小2の国語教材『たんぽぽのちえ』が、プロジェクトに必要な思考のいいトレーニングになる

小2のジージョの毎日の宿題に音読があります。国語の教科書でその時期に習っているものを音読するのですが、5月は『たんぽぽのちえ』でした。

春になるとたんぽぽの黄色いきれいな花がさきます。

二、三日たつと、その花はしぼんで、だんだんくろっぽい色にかわっていきます。 

そうして、たんぽぽの花のじくは、ぐったりとじめんにたおれてしまいます。

けれども、たんぽぽは、かれて しまったのではありません。花とじくを

しずかに 休ませて、たねに、たくさんのえいようをおくっているのです。

こうして、たんぽぽは、たねを どんどん太らせるのです。

やがて、花は すっかり かれて、―――


このように続いていく文章をずっと聞いていると、「・・・のです」「・・・からです」という目的や理由を表現する言葉や、「やがて」「2~3日経つと」といった順序や時間を表現する言葉が使われていることに気づきました。


たんぽぽのふるまいには理由・目的があって、それがまた次のふるまいの原因になっているんだなぁということを思ったわけですが、このとき、大人であってもこれができる人はそんなにいないと思いました。

私はプ譜をつかってプロジェクトの支援を行っていますが、自分のプロジェクトの進め方が整理できていない人は、この順序や理由を表現する言葉をうまく使うことができません。
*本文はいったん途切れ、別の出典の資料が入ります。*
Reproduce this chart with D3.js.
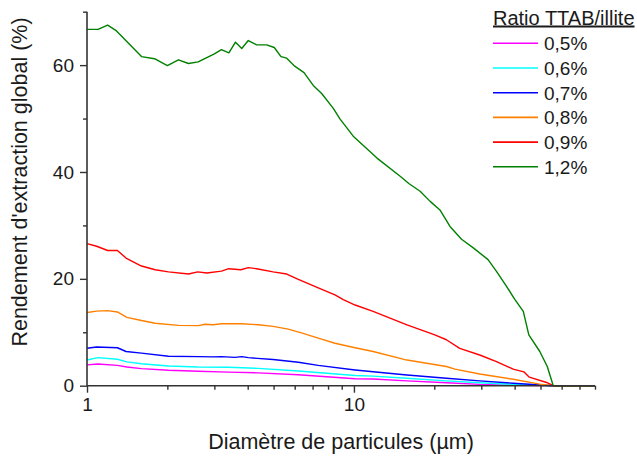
<!DOCTYPE html>
<html><head><meta charset="utf-8">
<script src="https://cdn.jsdelivr.net/npm/d3@7"></script>
<style>
body{margin:0;background:#fff;}
svg{display:block;font-family:"Liberation Sans",Arial,Helvetica,sans-serif;}
</style></head>
<body>
<svg id="chart" width="637" height="457"></svg>
<script>
// ---- data (x: particle diameter in µm, y: yield %) ----
const seriesNames = ["0,5%", "0,6%", "0,7%", "0,8%", "0,9%", "1,2%"];
const seriesColors = ["#ff00ff", "#00ffff", "#0000ff", "#ff8000", "#ff0000", "#008000"];

const x05 = [1.0, 1.10, 1.30, 1.41, 1.60, 2.02, 2.61, 3.38, 4.38, 6.19, 10.1, 11.8, 15.8, 22.2, 29.6, 39.5, 55.8, 80];
const y05 = [3.9, 4.05, 3.8, 3.5, 3.2, 2.9, 2.7, 2.55, 2.4, 2.05, 1.3, 1.25, 0.9, 0.55, 0.25, 0.1, 0, 0];

const x06 = [1.0, 1.10, 1.30, 1.41, 1.60, 2.02, 2.61, 3.38, 4.38, 6.19, 10.1, 11.8, 15.8, 22.2, 29.6, 39.5, 55.8, 80];
const y06 = [4.8, 5.25, 4.95, 4.45, 4.1, 3.7, 3.5, 3.45, 3.25, 2.75, 1.9, 1.8, 1.4, 0.9, 0.55, 0.25, 0, 0];

const x07 = [1.0, 1.087, 1.30, 1.40, 1.60, 2.02, 2.61, 2.97, 3.19, 3.58, 3.80, 4.02, 4.98, 6.19, 7.35, 10.1, 11.8, 15.8, 22.2, 29.6, 39.5, 55.8, 80];
const y07 = [7.0, 7.25, 7.1, 6.4, 6.1, 5.5, 5.45, 5.4, 5.45, 5.3, 5.45, 5.25, 4.9, 4.4, 3.8, 2.95, 2.6, 2.0, 1.4, 0.9, 0.45, 0, 0];

const x08 = [1.0, 1.087, 1.195, 1.30, 1.41, 1.60, 1.80, 2.2, 2.61, 2.77, 2.97, 3.19, 3.80, 4.38, 4.98, 5.67, 6.36, 7.35, 8.49, 10.1, 11.8, 15.8, 22.2, 23.9, 29.6, 39.5, 49.7, 55.8, 80];
const y08 = [13.7, 13.95, 14.06, 13.8, 12.8, 12.2, 11.7, 11.3, 11.25, 11.5, 11.4, 11.6, 11.6, 11.4, 11.1, 10.6, 9.9, 8.9, 7.95, 7.1, 6.4, 4.8, 3.6, 3.1, 2.2, 1.2, 0.3, 0, 0];

const x09 = [1.0, 1.087, 1.195, 1.30, 1.40, 1.60, 1.80, 2.02, 2.4, 2.6, 2.81, 3.19, 3.40, 3.77, 4.02, 4.32, 4.98, 5.6, 6.19, 7.35, 8.49, 9.12, 10.1, 11.8, 15.8, 20.1, 22.2, 24.9, 29.6, 34.2, 39.5, 43.3, 45.4, 52.7, 55.8, 80];
const y09 = [26.6, 26.1, 25.3, 25.3, 23.9, 22.4, 21.7, 21.3, 20.9, 21.3, 21.1, 21.45, 21.9, 21.7, 22.1, 21.9, 21.3, 20.9, 19.9, 18.3, 17.0, 16.1, 15.1, 13.9, 11.4, 9.5, 8.6, 7.0, 5.75, 4.5, 3.1, 2.6, 1.6, 0.6, 0, 0];

const x12 = [1.0, 1.10, 1.195, 1.29, 1.60, 1.79, 2.0, 2.2, 2.4, 2.61, 3.0, 3.19, 3.40, 3.60, 3.80, 4.02, 4.32, 4.71, 5.03, 5.33, 5.6, 6.0, 6.5, 7.04, 7.57, 8.37, 8.86, 9.94, 12.2, 14.9, 16.1, 17.7, 19.3, 21.0, 22.9, 25.3, 28.0, 31.8, 34.2, 37.3, 40.1, 43.1, 45.2, 49.7, 53.0, 55.8, 80];
const y12 = [66.7, 66.7, 67.5, 66.4, 61.6, 61.2, 59.9, 61.0, 60.3, 60.6, 62.1, 62.9, 62.3, 64.3, 63.1, 64.6, 63.8, 63.8, 63.3, 61.6, 61.3, 59.8, 58.6, 56.2, 54.7, 51.9, 49.95, 46.7, 42.6, 39.2, 37.8, 36.4, 34.5, 32.9, 29.8, 27.4, 25.8, 23.6, 21.4, 18.6, 16.1, 13.9, 9.5, 6.4, 3.6, 0, 0];

const xMajorTicks = [1, 10];
const xMinorTicks = [2, 3, 4, 5, 6, 7, 8, 9, 20, 30, 40, 50, 60, 70, 80];
const yMajorTicks = [0, 20, 40, 60];
const yMinorTicks = [10, 30, 50, 70];

const xTitle = "Diamètre de particules (µm)";
const yTitle = "Rendement d'extraction global (%)";
const legendTitle = "Ratio TTAB/illite";

// ---- build ----
const allX = [x05, x06, x07, x08, x09, x12];
const allY = [y05, y06, y07, y08, y09, y12];
const series = seriesNames.map((n, i) => ({
  name: n, color: seriesColors[i],
  pts: allX[i].map((xv, j) => [xv, allY[i][j]])
}));

const svg = d3.select("#chart");
const L = 87, R = 595, T = 11.7, B = 385.7;

const x = d3.scaleLog().domain([1, 80]).range([L, R]);
const y = d3.scaleLinear().domain([0, 70]).range([B, T]);

const axisColor = "#333";
const textColor = "#1a1a1a";

// lines
const line = d3.line().x(d => x(d[0])).y(d => y(d[1]));
svg.append("g").selectAll("path").data(series).join("path")
  .attr("d", d => line(d.pts))
  .attr("fill", "none")
  .attr("stroke", d => d.color)
  .attr("stroke-width", 1.4)
  .attr("stroke-linejoin", "round");

// x axis
const gx = svg.append("g").attr("transform", `translate(0,${B})`);
gx.call(d3.axisBottom(x).tickValues(xMajorTicks).tickFormat(d3.format("d")).tickSize(7).tickPadding(5));
gx.append("g").call(d3.axisBottom(x).tickValues(xMinorTicks).tickFormat("").tickSize(4))
  .select(".domain").remove();
// y axis
const gy = svg.append("g").attr("transform", `translate(${L},0)`);
gy.call(d3.axisLeft(y).tickValues(yMajorTicks).tickFormat(d3.format("d")).tickSize(7).tickPadding(6));
gy.append("g").call(d3.axisLeft(y).tickValues(yMinorTicks).tickFormat("").tickSize(4))
  .select(".domain").remove();

svg.selectAll(".domain").attr("stroke", axisColor).attr("stroke-width", 1.6);
svg.selectAll(".tick line").attr("stroke", axisColor).attr("stroke-width", 1.4);
svg.selectAll(".tick text").attr("fill", textColor)
  .style("font-size", "19px").style("font-family", "'Liberation Sans', Arial, sans-serif");
gx.select(".domain").attr("d", `M${L},0H${R}`);
gy.select(".domain").attr("d", `M0,${B}V${T}`);

// axis titles
svg.append("text")
  .attr("x", (L + R) / 2 + 0).attr("y", 449)
  .attr("text-anchor", "middle")
  .attr("fill", textColor)
  .style("font-size", "21.5px")
  .text(xTitle);
svg.append("text")
  .attr("transform", `translate(27,182) rotate(-90)`)
  .attr("text-anchor", "middle")
  .attr("fill", textColor)
  .style("font-size", "21.5px")
  .text(yTitle);

// legend
const lg = svg.append("g");
lg.append("text").attr("x", 493).attr("y", 24.5)
  .attr("fill", textColor).style("font-size", "20px")
  .style("text-decoration", "underline")
  .text(legendTitle);
const rowY = i => 43.3 + i * 24.7;
series.forEach((s, i) => {
  lg.append("line").attr("x1", 493).attr("x2", 538)
    .attr("y1", rowY(i)).attr("y2", rowY(i))
    .attr("stroke", s.color).attr("stroke-width", 1.6);
  lg.append("text").attr("x", 544).attr("y", rowY(i) + 7)
    .attr("fill", textColor).style("font-size", "19px")
    .text(s.name);
});
</script>
</body></html>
たんぽぽのちえは目標から逆算して、目標の実現に必要な要素とその状態を定義し、その状態を実現するための具体的な行為・行動を創案したり取捨選択するプロジェクトに必要な思考のいい練習になるんじゃないか?
そう考えて、たんぽぽのちえをプ譜化してみることにしました。

教科書の文に沿ってプ譜にしていくと、いくつか「どうしてこんなことをするんだろう?」「この行為は何のために行っているんだろう?」と疑問に思うところが出てきます。

教科書をよく読んでもその理由がわからない歯抜けの部分がどうしても気になって、図書館に行ってたんぽぽの本や植物の種に関する本を読んだりネットで検索したりして調べてみました。

その結果できあがったのが下記のプ譜です。

「よく晴れて風のある日」のプ譜


しめり気の多い日や雨の日のプ譜


しめり気や雨の多い日の「あるべきではない」状態のプ譜

私自身はたんぽぽについて大して興味関心をもっていませんでしたが、たんぽぽのちえの構造に「わからない」部分があって、それが気になったことで他にも調べてみようと思って行動したことに、小さな、でも新鮮な驚きを感じました。

そして、このわからない部分がわかって、一つ一つの要素とその状態が、どう全体として機能しているのかがわかったとき、初めてたんぽぽのちえが「わかった」と思えたのです。

実際のプロジェクトでは様々な未知のことがあり、事前にはどうしてもわからないものごとがありますが、プロジェクトを進めていく過程で、少しずつ「わかる」範囲が増え、最終的に「わかる」ことができるんであろうと思いました。